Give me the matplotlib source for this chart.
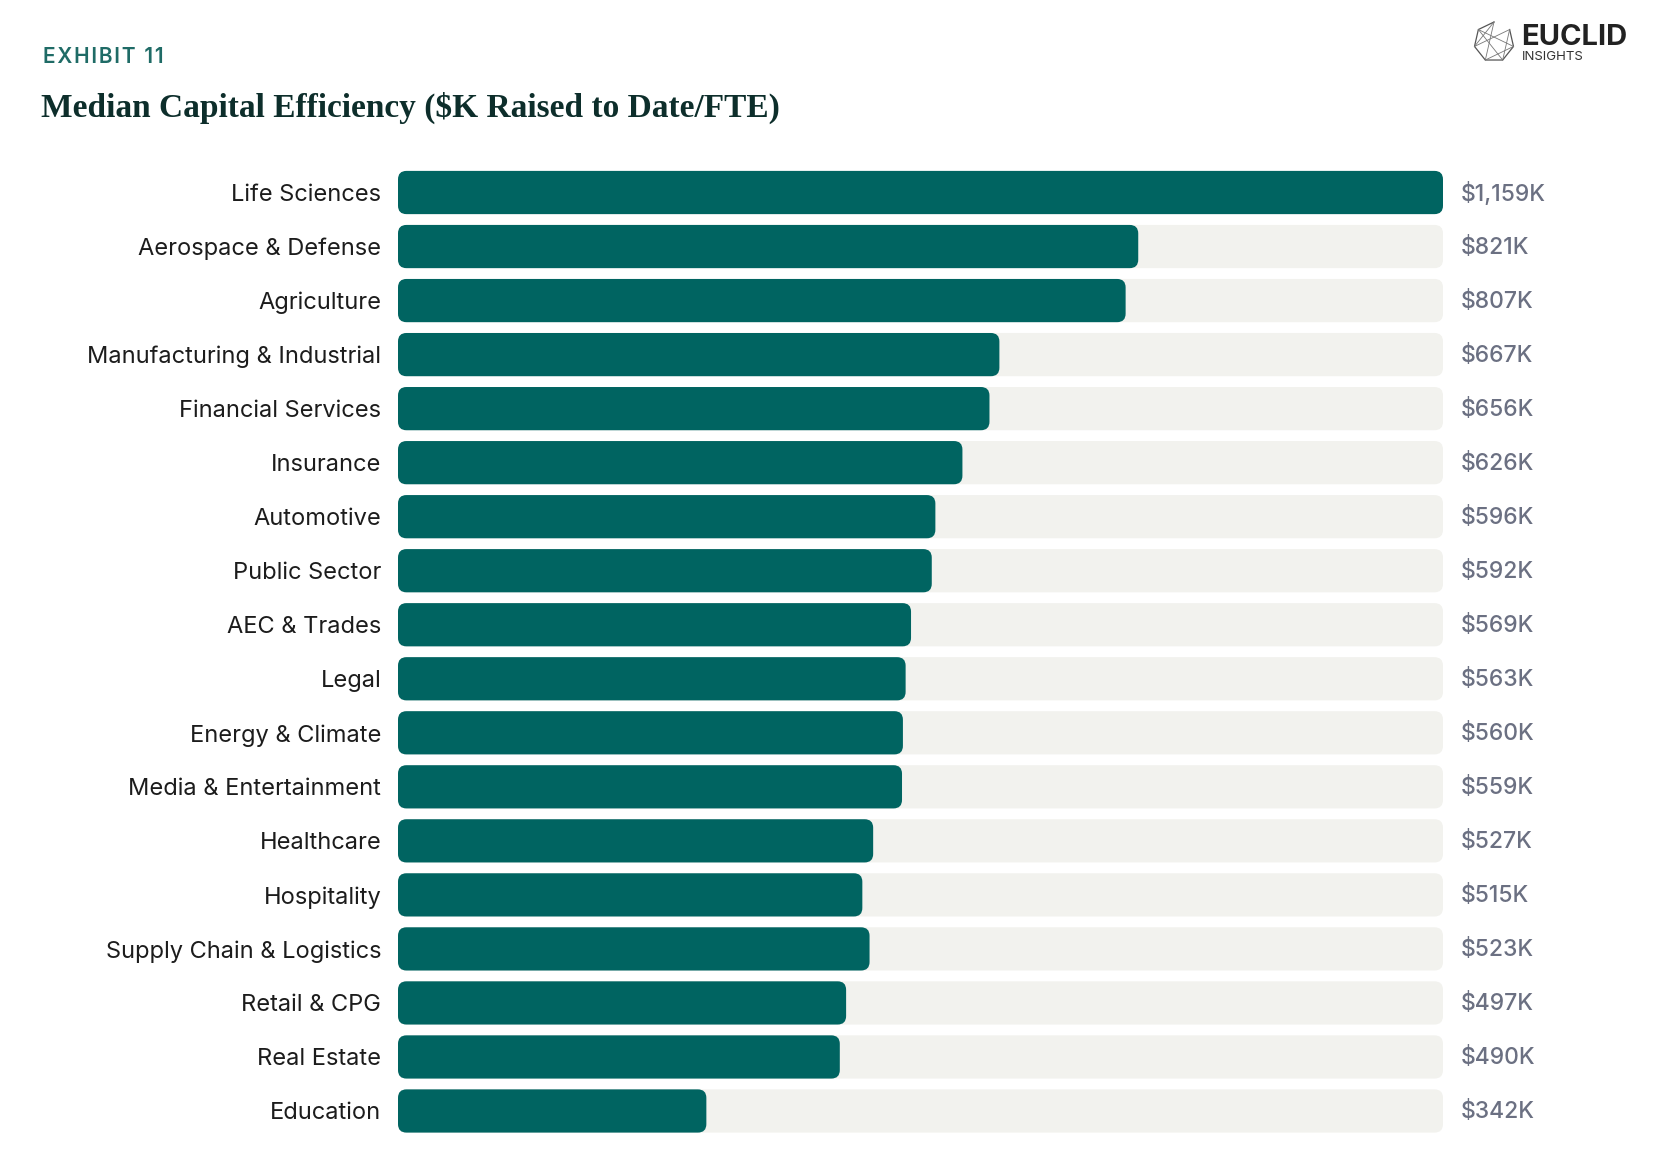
import matplotlib.pyplot as plt
from matplotlib.patches import FancyBboxPatch
import numpy as np

plt.rcParams['font.family'] = ['Inter', 'DejaVu Sans']

categories = ["Life Sciences", "Aerospace & Defense", "Agriculture",
              "Manufacturing & Industrial", "Financial Services", "Insurance",
              "Automotive", "Public Sector", "AEC & Trades", "Legal",
              "Energy & Climate", "Media & Entertainment", "Healthcare",
              "Hospitality", "Supply Chain & Logistics", "Retail & CPG",
              "Real Estate", "Education"]
values = [1159, 821, 807, 667, 656, 626, 596, 592, 569, 563, 560, 559,
          527, 515, 523, 497, 490, 342]
value_labels = ["$1,159K", "$821K", "$807K", "$667K", "$656K", "$626K",
                "$596K", "$592K", "$569K", "$563K", "$560K", "$559K",
                "$527K", "$515K", "$523K", "$497K", "$490K", "$342K"]

TEAL = "#006461"
TRACK = "#f2f2ee"
W, H = 1654, 1166

fig = plt.figure(figsize=(W / 100, H / 100), dpi=100)
ax = fig.add_axes([398 / W, 1 - 1138 / H, 1045 / W, (1138 - 165.5) / H])

xmax = max(values)
ax.set_xlim(0, xmax)
ax.set_ylim(len(categories) - 0.5, -0.5)

bh = 0.80
r = 8.5 * xmax / 1045           # corner radius in x data units (~8.5 px)
aspect = (8.5 / 54) / r         # converts x radius to y units

for i, v in enumerate(values):
    track = FancyBboxPatch((0, i - bh / 2), xmax, bh,
                           boxstyle=f"round,pad=0,rounding_size={r}",
                           mutation_aspect=aspect, fc=TRACK, ec="none")
    ax.add_patch(track)
    bar = FancyBboxPatch((0, i - bh / 2), v, bh,
                         boxstyle=f"round,pad=0,rounding_size={r}",
                         mutation_aspect=aspect, fc=TEAL, ec="none")
    ax.add_patch(bar)
    ax.annotate(value_labels[i], xy=(1, i), xycoords=ax.get_yaxis_transform(),
                xytext=(13, -1), textcoords="offset points", ha="left",
                va="center", fontsize=16.5, color="#6b7082", fontweight="medium")

ax.set_yticks(np.arange(len(categories)))
ax.set_yticklabels(categories, fontsize=17, color="#1c1c1c")
ax.tick_params(axis="y", length=0, pad=12)
ax.set_xticks([])
for s in ax.spines.values():
    s.set_visible(False)

# header
fig.text(43 / W, 1 - 63 / H, "\u200a".join("EXHIBIT 11"),
         fontsize=15, color="#1f6b66", fontweight="semibold", va="baseline")
fig.text(41 / W, 1 - 117 / H, "Median Capital Efficiency ($K Raised to Date/FTE)",
         fontsize=24, color="#0d2e2b", fontweight="bold",
         family="Liberation Serif", va="baseline")

# logo
fig.text(1521 / W, 1 - 45 / H, "EUCLID", fontsize=21, fontweight="bold",
         color="#222222", va="baseline")
fig.text(1522 / W, 1 - 60 / H, "INSIGHTS", fontsize=9.5, color="#333333",
         va="baseline")
cx, cy, rad = 1494, 42, 20
ang = np.deg2rad(np.arange(7) * 360 / 7 + 90)
px = cx + rad * np.cos(ang)
py = cy - rad * np.sin(ang)
ox, oy = px / W, 1 - py / H
fig.add_artist(plt.Line2D(ox, oy, color="#555555", lw=0.9))
inner = [(0, 3), (3, 5), (5, 1), (1, 4), (4, 6), (6, 2), (2, 0)]
for a, b in inner:
    fig.add_artist(plt.Line2D([ox[a], ox[b]], [oy[a], oy[b]],
                              color="#777777", lw=0.6))

fig.savefig("out.png", dpi=100, facecolor="white")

--

Given instruction: Quote the listing above in full, except for the pictures.

Correct output:
Give me the matplotlib source for this chart.
import matplotlib.pyplot as plt
from matplotlib.patches import FancyBboxPatch
import numpy as np

plt.rcParams['font.family'] = ['Inter', 'DejaVu Sans']

categories = ["Life Sciences", "Aerospace & Defense", "Agriculture",
              "Manufacturing & Industrial", "Financial Services", "Insurance",
              "Automotive", "Public Sector", "AEC & Trades", "Legal",
              "Energy & Climate", "Media & Entertainment", "Healthcare",
              "Hospitality", "Supply Chain & Logistics", "Retail & CPG",
              "Real Estate", "Education"]
values = [1159, 821, 807, 667, 656, 626, 596, 592, 569, 563, 560, 559,
          527, 515, 523, 497, 490, 342]
value_labels = ["$1,159K", "$821K", "$807K", "$667K", "$656K", "$626K",
                "$596K", "$592K", "$569K", "$563K", "$560K", "$559K",
                "$527K", "$515K", "$523K", "$497K", "$490K", "$342K"]

TEAL = "#006461"
TRACK = "#f2f2ee"
W, H = 1654, 1166

fig = plt.figure(figsize=(W / 100, H / 100), dpi=100)
ax = fig.add_axes([398 / W, 1 - 1138 / H, 1045 / W, (1138 - 165.5) / H])

xmax = max(values)
ax.set_xlim(0, xmax)
ax.set_ylim(len(categories) - 0.5, -0.5)

bh = 0.80
r = 8.5 * xmax / 1045           # corner radius in x data units (~8.5 px)
aspect = (8.5 / 54) / r         # converts x radius to y units

for i, v in enumerate(values):
    track = FancyBboxPatch((0, i - bh / 2), xmax, bh,
                           boxstyle=f"round,pad=0,rounding_size={r}",
                           mutation_aspect=aspect, fc=TRACK, ec="none")
    ax.add_patch(track)
    bar = FancyBboxPatch((0, i - bh / 2), v, bh,
                         boxstyle=f"round,pad=0,rounding_size={r}",
                         mutation_aspect=aspect, fc=TEAL, ec="none")
    ax.add_patch(bar)
    ax.annotate(value_labels[i], xy=(1, i), xycoords=ax.get_yaxis_transform(),
                xytext=(13, -1), textcoords="offset points", ha="left",
                va="center", fontsize=16.5, color="#6b7082", fontweight="medium")

ax.set_yticks(np.arange(len(categories)))
ax.set_yticklabels(categories, fontsize=17, color="#1c1c1c")
ax.tick_params(axis="y", length=0, pad=12)
ax.set_xticks([])
for s in ax.spines.values():
    s.set_visible(False)

# header
fig.text(43 / W, 1 - 63 / H, "\u200a".join("EXHIBIT 11"),
         fontsize=15, color="#1f6b66", fontweight="semibold", va="baseline")
fig.text(41 / W, 1 - 117 / H, "Median Capital Efficiency ($K Raised to Date/FTE)",
         fontsize=24, color="#0d2e2b", fontweight="bold",
         family="Liberation Serif", va="baseline")

# logo
fig.text(1521 / W, 1 - 45 / H, "EUCLID", fontsize=21, fontweight="bold",
         color="#222222", va="baseline")
fig.text(1522 / W, 1 - 60 / H, "INSIGHTS", fontsize=9.5, color="#333333",
         va="baseline")
cx, cy, rad = 1494, 42, 20
ang = np.deg2rad(np.arange(7) * 360 / 7 + 90)
px = cx + rad * np.cos(ang)
py = cy - rad * np.sin(ang)
ox, oy = px / W, 1 - py / H
fig.add_artist(plt.Line2D(ox, oy, color="#555555", lw=0.9))
inner = [(0, 3), (3, 5), (5, 1), (1, 4), (4, 6), (6, 2), (2, 0)]
for a, b in inner:
    fig.add_artist(plt.Line2D([ox[a], ox[b]], [oy[a], oy[b]],
                              color="#777777", lw=0.6))

fig.savefig("out.png", dpi=100, facecolor="white")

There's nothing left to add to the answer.